The Future of Life Institute (FLI) is a non-profit founded in May 2014 in the Boston area, with a launch event held at MIT. Its founders included MIT cosmologist Max Tegmark, Skype co-founder Jaan Tallinn, DeepMind research scientist Viktoriya Krakovna, Tufts scholar Meia Chita-Tegmark, and physicist Anthony Aguirre. The institute’s mission is to “steer transformative technologies away from extreme, large-scale risks and towards benefiting life,” with work concentrated on artificial intelligence, biotechnology, and nuclear weapons.
FLI became one of the most visible organizations in the AI safety field through a series of landmark convenings and campaigns. In January 2015 it hosted a conference in Puerto Rico bringing together AI builders with experts in economics, law, and ethics. Two years later, its January 2017 Asilomar conference produced the Asilomar AI Principles, among the earliest and most influential sets of AI governance principles.

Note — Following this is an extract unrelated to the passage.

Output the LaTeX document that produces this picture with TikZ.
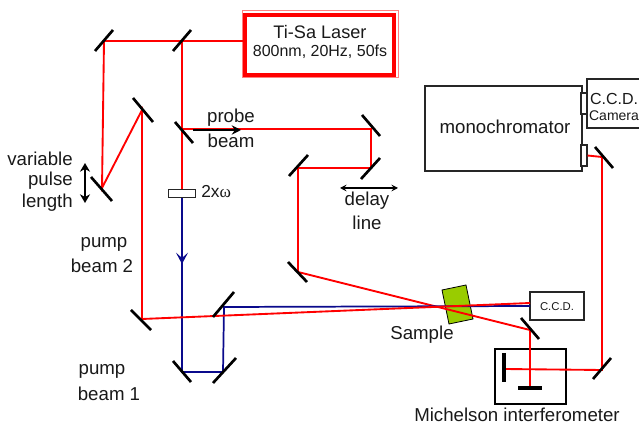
\documentclass[tikz,border=0pt]{standalone}
\usepackage{fontspec}
\setmainfont{Liberation Sans}
\newfontfamily\greekfont{Liberation Serif}
\usetikzlibrary{arrows.meta}
\definecolor{beamred}{RGB}{255,0,0}
\definecolor{beamblue}{RGB}{10,10,140}
\definecolor{samplegreen}{RGB}{153,204,0}
\tikzset{
  x=0.75pt,y=-0.75pt,
  redbeam/.style={draw=beamred,line width=1.4pt},
  bluebeam/.style={draw=beamblue,line width=1.3pt},
  mirror/.style={draw=black,line width=2pt},
  flatmirror/.style={draw=black,line width=2.4pt},
  box/.style={draw=black!85,line width=0.8pt,fill=white,inner sep=0pt},
  txt/.style={font=\fontsize{14}{16}\selectfont,inner sep=0pt,text=black!90},
  dbl/.style={draw=black,line width=0.8pt,{Stealth[length=5pt,width=5pt,inset=2pt]}-{Stealth[length=5pt,width=5pt,inset=2pt]}},
  dblv/.style={draw=black,line width=1.1pt,{Stealth[length=6.5pt,width=7.5pt,inset=2pt]}-{Stealth[length=6.5pt,width=7.5pt,inset=2pt]}},
}
\begin{document}
\begin{tikzpicture}
\useasboundingbox (0,0) rectangle (639,427);
% beam hit points
\coordinate (m1) at (104,41);
\coordinate (m2) at (182,41);
\coordinate (m3) at (102,188);
\coordinate (m4) at (142,110);
\coordinate (m5) at (142,319);
\coordinate (bs) at (182,129);
\coordinate (d1) at (371,129);
\coordinate (d2) at (371,168);
\coordinate (d3) at (298,168);
\coordinate (d4) at (298,272);
\coordinate (b1) at (182,372);
\coordinate (b2) at (223,372);
\coordinate (b3) at (224,307);
\coordinate (ccdin) at (530,303);
\coordinate (ccdinb) at (530,306);
\coordinate (m6) at (530,330);
\coordinate (me) at (530,388);
\coordinate (mv) at (504,369);
\coordinate (m7) at (602,370);
\coordinate (m8) at (602,157);
% boxes
\node[box,minimum width=117.75pt,minimum height=63.75pt] (mono) at (503.5,128.5) {};
\node[txt] (monot) at (505,127) {monochromator};
\node[box,minimum width=4.5pt,minimum height=15.75pt] (port1) at (584,103.5) {};
\node[box,minimum width=4.5pt,minimum height=15.75pt] (port2) at (584,155.5) {};
\draw[draw=black!85,line width=0.8pt] (640,79) -- (587,79) -- (587,128) -- (640,128);
\node[inner sep=0pt,text=black!90,font=\fontsize{12}{14}\selectfont] (ccdcam) at (614,99) {C.C.D.};
\node[inner sep=0pt,text=black!90,font=\fontsize{10.5}{12}\selectfont] (camera) at (614,116) {Camera};
\node[box,minimum width=40.5pt,minimum height=21pt] (ccd) at (557,306) {};
\node[inner sep=0pt,text=black!90,font=\fontsize{8.5}{10}\selectfont] (ccdt) at (557,306.5) {C.C.D.};
\node[box,draw=black,minimum width=53.25pt,minimum height=41.25pt] (mich) at (530.5,376.5) {};
% sample
\draw[draw=black,line width=0.6pt,fill=samplegreen] (442,290) -- (466,285) -- (473,319) -- (449,324) -- cycle;
% laser
\draw[draw=beamred!50,line width=0.7pt] (242,10) rectangle (398,77);
\node[draw=beamred,line width=3pt,minimum width=111.75pt,minimum height=45pt,inner sep=0pt] (laser) at (319.5,45) {};
\node[inner sep=0pt,text=black!90,font=\fontsize{13.6}{16}\selectfont] (lt1) at (320,32) {Ti-Sa Laser};
\node[inner sep=0pt,text=black!90,font=\fontsize{12}{14}\selectfont] (lt2) at (320,52) {800nm, 20Hz, 50fs};
% red beams
\draw[redbeam] (m1 -| laser.west) -- (m1) -- (m3) -- (m4) -- (m5);
\draw[redbeam] (m2) -- (bs);
\draw[redbeam] (bs) -- (d1) -- (d2) -- (d3) -- (d4) -- (m6) -- (me);
\draw[redbeam] (mv) -- (m7) -- (m8) -- (port2.east);
\draw[redbeam] (bs) -- (182,190);
% blue beam
\draw[bluebeam] (182,197) -- (b1) -- (b2) -- (b3) -- (ccdinb);
\draw[draw=beamblue,line width=1.3pt,-{Stealth[length=8.5pt,width=9pt,inset=4pt]}] (182,245) -- (182,264);
% pump beam over the blue beam
\draw[redbeam] (m5) -- (ccdin);
% waveplate
\node[draw=black!85,fill=white,line width=0.7pt,minimum width=20.5pt,minimum height=6pt,inner sep=0pt] (plate) at (182,193) {};
\node[inner sep=0pt,anchor=west,text=black!90,font=\fontsize{13}{14}\selectfont] (wl) at (201,192) {2x{\greekfont ω}};
% probe arrow
\draw[draw=black,line width=1pt,-{Stealth[length=7pt,width=7pt,inset=2.5pt]}] (193,130) -- (241,130);
% mirrors
\draw[mirror] (95,51) -- (113,30);
\draw[mirror] (173,51) -- (191,30);
\draw[mirror] (91,177) -- (112,201);
\draw[mirror] (133,98) -- (153,122);
\draw[mirror] (175,122) -- (193,143);
\draw[mirror] (131,310) -- (151,330);
\draw[mirror] (362,115) -- (380,136);
\draw[mirror] (361,179) -- (380,158);
\draw[mirror] (289,176) -- (308,155);
\draw[mirror] (288,262) -- (307,282);
\draw[mirror] (173,361) -- (191,382);
\draw[mirror] (213,383) -- (236,358);
\draw[mirror] (213,317) -- (234,292);
\draw[mirror] (521,318) -- (539,339);
\draw[mirror] (593,379) -- (611,358);
\draw[mirror] (595,147) -- (613,168);
\draw[flatmirror] (504,353) -- (504,382);
\draw[flatmirror] (518,388) -- (542,388);
% double arrows
\coordinate (va) at (85,163);
\coordinate (vb) at (85,203);
\draw[dblv] (va) -- (vb);
\coordinate (da) at (340,188);
\coordinate (db) at (398,188);
\draw[dbl] (da) -- (db);
% labels
\node[txt,anchor=east] (l1) at (73,159) {variable};
\node[txt,anchor=east] (l2) at (73,181) {pulse};
\node[txt,anchor=east] (l3) at (73,203) {length};
\node[txt] (l4) at (104,244) {pump};
\node[txt] (l5) at (102,266) {beam 2};
\node[txt] (l6) at (102,371) {pump};
\node[txt] (l7) at (109,394) {beam 1};
\node[txt] (l8) at (231,118) {probe};
\node[txt] (l9) at (231,141) {beam};
\node[txt] (l10) at (367,201) {delay};
\node[txt] (l11) at (367,223) {line};
\node[txt] (l12) at (422,335) {Sample};
\node[txt] (l13) at (517,415) {Michelson interferometer};
\end{tikzpicture}
\end{document}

In March 2023 FLI published the open letter “Pause Giant AI Experiments,” which called for a six-month halt on training runs more powerful than GPT-4 and ignited a global debate about the pace of AI development. The institute also runs grant programs and publishes an AI Safety Index rating the major labs.
Why business readers should care: FLI has repeatedly set the terms of public debate about AI risk, and its principles and open letters have shaped how policymakers, journalists, and the labs themselves talk about frontier AI safety.